Last week, I was in a well-known London ‘craft beer’ pub when the bore tending bar declared that they have ‘crappy stout’ Camden Ink on ‘for the peasants’. He was talking to two young beer enthusiasts who were sat at the bar hanging on his every word, having already regaled them with various other pearls of wisdom. These included how poor the majority of British beer is, how far behind the US beer scene the UK is, and how most people in this country don’t know a good beer from a bad one.
What a cunt.
Now, he’s not alone in his views on the standard of beer in the UK, but there’s a way to go about discussing it, and it’s not to pontificate. Regarding the ‘peasants’ comment, that’s another matter altogether. We modern beer drinkers regard ourselves as broadly progressive (at least those in my bubble do), having no truck with discriminatory views or behaviour. However, we’re less open to discussing or even acknowledging the fact that we’re active participants in the very gentrification that has pushed the ‘peasants’ to the periphery. With changing demographics, local pubs being rebranded as ‘craft beer’ bars and low supermarket prices, it’s not surprising that the pubs I drink in are patronised by a narrow social strata. That doesn’t mean that when someone who has lived in the area for 50 years decides to pop in and ‘see what they’ve done with the old place’ they should be made to feel unwelcome. Where is their ‘third space’? I’m not innocent here, and have had to work on my own supercilious views; I used to regard anyone ordering a San Miguel from Ryan’s Bar in Stoke Newington with derision given the presence of a permanent Kernel tap. Luckily I came to the belated realisation that I was being a dick, and I don’t want to be a dick.
Beer people are good people, right? Em, well…

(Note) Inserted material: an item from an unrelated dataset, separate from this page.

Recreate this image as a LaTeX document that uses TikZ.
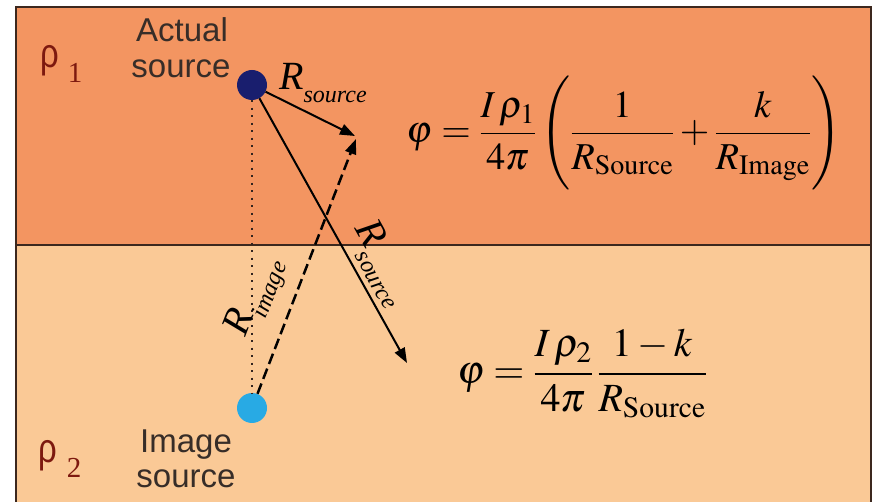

If the bartender intended ‘peasant’ to denote someone who is ‘backward thinking’, that’s bad enough. However, the thought that someone in the (my) ‘beer community’ harbours such views about those of a lower socioeconomic status actually makes me feel queasy. I’m not one for vendettas so I’m not naming the pub, but I won’t be going back until I know this particular member of staff has moved on, and frankly he can thrust his Cicerone study guide where the sun doesn’t shine.